Issue 25, Summer 1992
On the cover: Finis St. John, Sr., takes his family for a spin in Cullman County’s first motorcar, c. 1912. [Courtesy Finis E. St. John, Cullman]
Features
Canal Morgan
By Lawrence A. Clayton
The idea of constructing a canal through Nicaragua became John Tyler Morgan’s lifelong dream. He devoted his sixty-nine years in the United States Senate and almost photographic memory to seeing the fruition of the canal, and the dream of a “two ocean” navy. The idea of a Nicaraguan canal rode a rollercoaster of great victory and irreversible defeat throughout the latter part of the nineteenth century. During one Senate session, though the canal had been set to be built in Panama, Morgan was estimated to have spoken over 200,000 words on the issue of his Nicaraguan obsession.
On the Road
By the Editors
The roads were impassable, the cars were undependable, and spare parts were unavailable.
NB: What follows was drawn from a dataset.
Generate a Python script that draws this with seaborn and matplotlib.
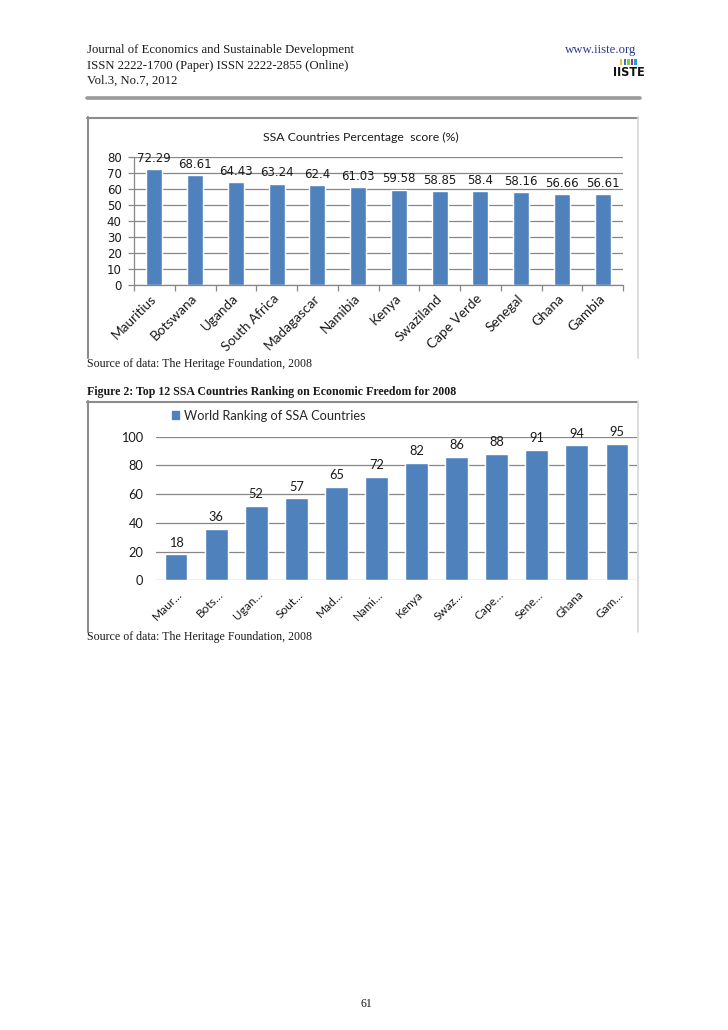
import matplotlib
matplotlib.use("Agg")
import matplotlib.pyplot as plt
import matplotlib.transforms as mtransforms
import seaborn as sns
from matplotlib.lines import Line2D
from matplotlib.patches import Rectangle

# ---------------- data ----------------
countries = ["Mauritius", "Botswana", "Uganda", "South Africa", "Madagascar", "Namibia",
             "Kenya", "Swaziland", "Cape Verde", "Senegal", "Ghana", "Gambia"]
scores = [72.29, 68.61, 64.43, 63.24, 62.4, 61.03, 59.58, 58.85, 58.4, 58.16, 56.66, 56.61]
world_rank = [18, 36, 52, 57, 65, 72, 82, 86, 88, 91, 94, 95]
rank_labels = ["Maur…", "Bots…", "Ugan…", "Sout…", "Mad…", "Nami…",
               "Kenya", "Swaz…", "Cape…", "Sene…", "Ghana", "Gam…"]
score_ticks = [0, 10, 20, 30, 40, 50, 60, 70, 80]
rank_ticks = [0, 20, 40, 60, 80, 100]

chart1_title = "SSA Countries Percentage  score (%)"
legend2_label = "World Ranking of SSA Countries"
header_lines = ["Journal of Economics and Sustainable Development",
                "ISSN 2222-1700 (Paper) ISSN 2222-2855 (Online)",
                "Vol.3, No.7, 2012"]
source_text = "Source of data: The Heritage Foundation, 2008"
caption2 = "Figure 2: Top 12 SSA Countries Ranking on Economic Freedom for 2008"

# ---------------- style ----------------
sns.set_theme(style="white")
plt.rcParams["font.family"] = ["DejaVu Sans"]

BLUE = "#4F81BD"
GRID = "#868686"
FRAME = "#8c8c8c"
TXT = "#1a1a1a"
SERIF = "Liberation Serif"
CAL = "Lato"

W, H = 728, 1030
fig = plt.figure(figsize=(W / 100, H / 100), dpi=100)
fig.patch.set_facecolor("white")


def fx(px):
    return px / W


def fy(py):
    return 1 - py / H


def fline(x0, y0, x1, y1, color=FRAME, lw=1.5):
    fig.add_artist(Line2D([fx(x0), fx(x1)], [fy(y0), fy(y1)],
                          transform=fig.transFigure, color=color, lw=lw))


# ---------------- header ----------------
for i, t in enumerate(header_lines):
    fig.text(fx(87), fy(50.5 + i * 15.2), t, family=SERIF, fontsize=9.2,
             color=TXT, va="center", ha="left")
fig.text(fx(636), fy(50.5), "www.iiste.org", family=SERIF, fontsize=9.2,
         color="#2b3990", va="center", ha="right")
logo_cols = ["#f2c12e", "#3b73b9", "#8cc63f", "#7f3f98", "#2e9bd6"]
for k, c in enumerate(logo_cols):
    fig.add_artist(Rectangle((fx(620 + k * 3.6), fy(65)), 2.4 / W, 5.5 / H,
                             transform=fig.transFigure, color=c, lw=0))
fig.text(fx(629), fy(72), "IISTE", family="DejaVu Sans", fontsize=9,
         fontweight="bold", fontstretch="condensed", color="#111111",
         va="center", ha="center")
fline(87, 97.5, 640, 97.5, color="#9a9a9a", lw=2.6)

# ---------------- chart 1 ----------------
fline(87.5, 117, 87.5, 358)
fline(87, 117.5, 638, 117.5)
fline(638, 117, 638, 358, color="#d6d6d6", lw=1.2)

ax1 = fig.add_axes([fx(134), fy(285.3), (623 - 134) / W, 128.6 / H])
sns.barplot(x=countries, y=scores, color=BLUE, saturation=1, width=0.39, ax=ax1)
ax1.set_xlim(-0.5, len(countries) - 0.5)
ax1.set_ylim(0, 80)
ax1.set_yticks(score_ticks)
ax1.set_yticklabels([str(v) for v in score_ticks], fontsize=8.5, color=TXT)
ax1.yaxis.grid(True, color=GRID, lw=0.9)
ax1.set_axisbelow(True)
for s in ["top", "right"]:
    ax1.spines[s].set_visible(False)
for s in ["left", "bottom"]:
    ax1.spines[s].set_visible(True)
    ax1.spines[s].set_color(GRID)
    ax1.spines[s].set_linewidth(0.9)
ax1.tick_params(axis="y", left=True, length=4, width=0.9, color=GRID, pad=5)
ax1.set_xticks(range(len(countries)))
ax1.set_xticklabels(countries, rotation=45, ha="right", va="center",
                    rotation_mode="anchor", family=CAL, fontsize=9.8, color=TXT)
ax1.tick_params(axis="x", which="major", bottom=False, length=0, pad=8)
ax1.set_xticks([i - 0.5 for i in range(len(countries) + 1)], minor=True)
ax1.tick_params(axis="x", which="minor", bottom=True, length=4, width=0.9, color=GRID)
ax1.set_xlabel("")
ax1.set_ylabel("")
ax1.bar_label(ax1.containers[0], fmt="{:g}", padding=3, fontsize=8.5, color=TXT,
              clip_on=False)
fig.text(fx(361), fy(137), chart1_title, family=CAL, fontsize=8.8, color=TXT,
         ha="center", va="center")

fig.text(fx(87), fy(364), source_text, family=SERIF, fontsize=8.6, color=TXT,
         ha="left", va="center")
fig.text(fx(87), fy(392.5), caption2, family=SERIF, fontsize=8.6, color=TXT,
         ha="left", va="center", fontweight="bold")

# ---------------- chart 2 ----------------
fline(87.5, 401, 87.5, 632)
fline(87, 401.5, 637, 401.5)
fline(638, 401, 638, 632, color="#d6d6d6", lw=1.2)

ax2 = fig.add_axes([fx(156), fy(580.3), (637 - 156) / W, 143.6 / H])
sns.barplot(x=rank_labels, y=world_rank, color=BLUE, saturation=1, width=0.57, ax=ax2)
ax2.set_xlim(-0.5, len(rank_labels) - 0.5)
ax2.set_ylim(0, 100)
ax2.set_yticks(rank_ticks)
ax2.set_yticklabels([str(v) for v in rank_ticks], family=CAL, fontsize=9.2, color=TXT)
ax2.yaxis.grid(True, color=GRID, lw=0.9)
ax2.set_axisbelow(True)
for s in ["top", "right", "left", "bottom"]:
    ax2.spines[s].set_visible(False)
ax2.tick_params(axis="y", left=False, length=0, pad=9)
ax2.set_xticks(range(len(rank_labels)))
ax2.set_xticklabels(rank_labels, rotation=45, ha="right", va="center",
                    rotation_mode="anchor", family=CAL, fontsize=8.6, color=TXT)
ax2.tick_params(axis="x", bottom=False, length=0, pad=9)
shift = mtransforms.ScaledTranslation(5 / 100, 0, fig.dpi_scale_trans)
for lab in ax2.get_xticklabels():
    lab.set_transform(lab.get_transform() + shift)
ax2.set_xlabel("")
ax2.set_ylabel("")
ax2.bar_label(ax2.containers[0], fmt="{:g}", padding=4, family=CAL, fontsize=9.2,
              color=TXT, clip_on=False)
ax2.legend(handles=[Rectangle((0, 0), 1, 1, color=BLUE)], labels=[legend2_label],
           loc="center left", bbox_to_anchor=(fx(167), fy(415.5)),
           bbox_transform=fig.transFigure, frameon=False, handlelength=0.55,
           handleheight=0.55, handletextpad=0.4, borderaxespad=0,
           prop={"family": CAL, "size": 9.2})

fig.text(fx(87), fy(637), source_text, family=SERIF, fontsize=8.6, color=TXT,
         ha="left", va="center")

# ---------------- page number ----------------
fig.text(fx(366), fy(1004), "61", family=SERIF, fontsize=8.6, color=TXT,
         ha="center", va="center")

fig.savefig("out.png", dpi=100, facecolor="white")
None of it mattered; southerners were ready to take to the road. The car offered people in the South a source of adventure and mobility, and acted as a catalyst to improve state roads. The editors of Alabama Heritage depict the South’s love affair with the car, from the early 1900s to the late 1950s, with snapshots of Alabamians from Birmingham to Prague.
The Mitcham War
By Harvey H. Jackson III
Political and class wars came to a head in post-Reconstruction Clark County, with a series of brutal murders known as the Mitcham War. In the area of Mitcham Beat, tenant farming and the crop lien system put many poor farmers in a precarious financial position. Many farmers felt the Democratic government of Clark County did not care about the problems of the working man and were more interested in securing the upper-class’s hold over Alabama politics. When one small-time farmer lost his land to an upper-middle-class store owner, the anger of the community erupted into literal class warfare, the outcome of which left Mitcham Beat an isolated and introverted community.
Departments
Southern Architecture and Preservation
The Rain Porch: Vernacular Architecture at Point Clear
By Waring Inge Holt
The rain porch–a full, extra porch that extends three to six feet beyond the main porch–is a distinctive architectural feature of Point Clear, an area that receives over sixty inches of rainfall annually. Waring Inge Holt discusses the history, design, and uses of this structural innovation.